As a final argument in its brief, BCC urges adoption of a principle of “constructive suspension,” whereby a delay order is inferred from action of the public authority that causes delay in the public work. See Merritt-Chapman & Scott Corp. v. United States, 429 F.2d 431, 443 (Cl. Ct. 1970). Such a principal is inconsistent with the written order requirement of Reynolds Bros., Inc. v. Commonwealth, supra at 6.

The trial judge correctly ruled that, on this record, delay impact damages under G. L. c. 30, § 390, were not recoverable.

Judgment affirmed.

The text of the statute, as inserted by St. 1973, c. 1164, is as follows: “Every contract subject to the provisions of section thirty-nine M of this chapter or subject to section forty-four A of chapter one hundred forty-nine shall contain the following provisions (a) and (b) in their entirety and, in the event a suspension, delay, interruption or failure to act of the awarding authority increases the cost of performance to any subcontractor, that subcontractor shall have the same rights against the general contractor for payment for an increase in the cost of his performance as provisions (a) *9and (b) give the general contractor against the awarding authority, but nothing in provisions (a) and (b) shall in any way change, modify or alter any other rights which the general contractor or the subcontractor may have against each other.

“(á) The awarding authority may order the general contractor in writing to suspend, delay, or interrupt all or any part of the work for such period of time as it may determine to be appropriate for the convenience of the awarding authority; provided however, that if there is a suspension, delay or interruption for fifteen days or more or due to a failure of the awarding authority to act within the time specified in this contract, the awarding authority shall make an adjustment in the contract price for any increase in the cost of performance of this contract but shall not include any profit to the general contractor on such increase; and provided further, that the awarding authority shall not make any adjustment in the contract price under this provision for any suspension, delay, interruption or failure to act to the extent that such is due to any cause for which this contract provides for an equitable adjustment of the contract price under any other contract provisions.

“(b) The general contractor must submit the amount of a claim under provision (a) to the awarding authority in writing as soon as practicable after the end of the suspension, delay, interruption or failure to act and, in any event, not later than the date of final payment under this contract and, except for costs due to a suspension order, the awarding authority shall not approve any costs in the claim incurred more than twenty days before the general contractor notified the awarding authority in writing of the act or failure to act involved in the claim.”

Now the Department of Highways.
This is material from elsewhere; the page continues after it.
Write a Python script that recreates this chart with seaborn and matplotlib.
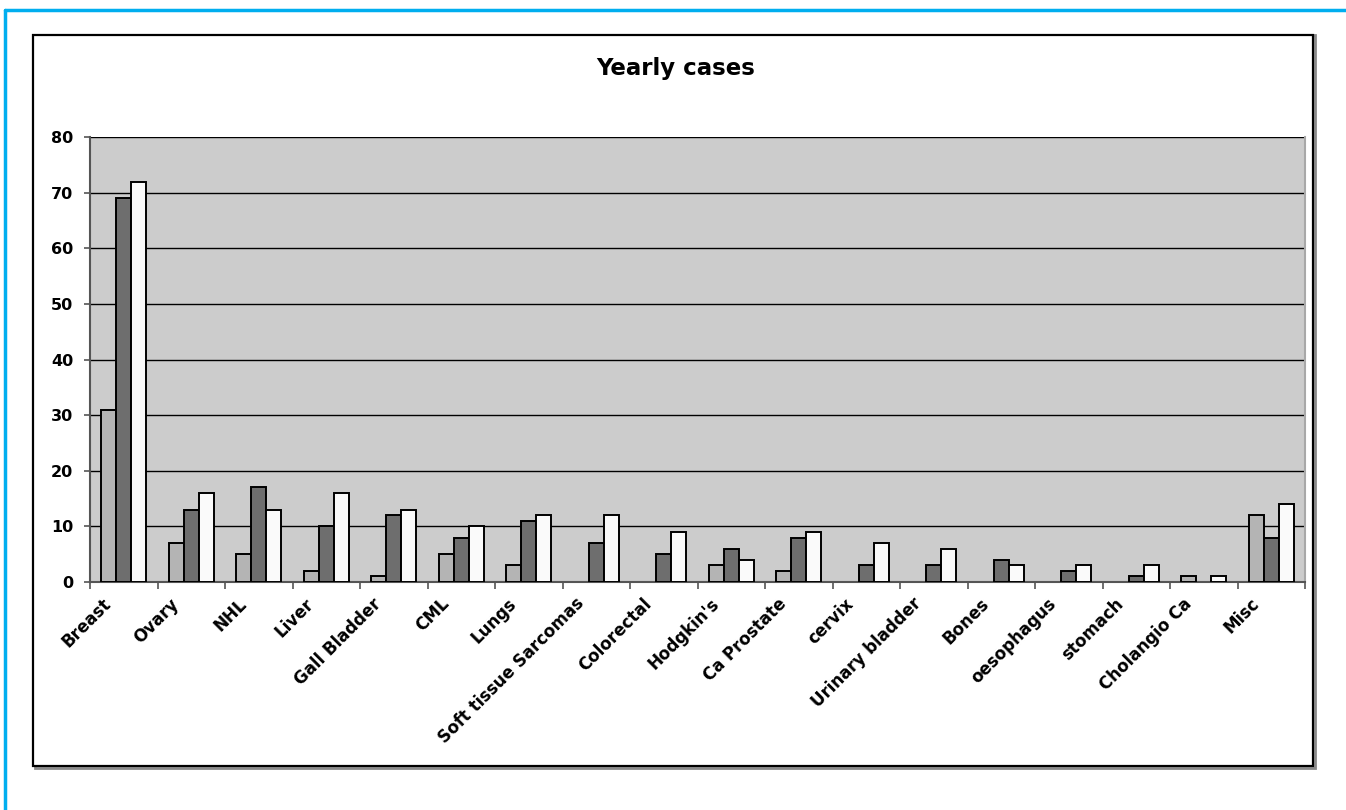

See St. 1991, c. 552.

BCC also asks us to depart from the reasoning and holding of Reynolds Bros., Inc. v. Commonwealth, supra; we decline that invitation.

We intimate no position whether the categories of claims would be recoverable as damages incident to delay if the preconditions for a delay impact claim are met.

A proviso clause in § 8.05 goes on to say that in certain instances in which the Public Works Commission determines that a delay is necessary, the DPW shall make an adjustment in the contract for increases in the cost of performance by the contractor.

Under § 8.09 of the Blue Book, the engineer has authority to delay any portion of the work for such time “as he may deem necessary.”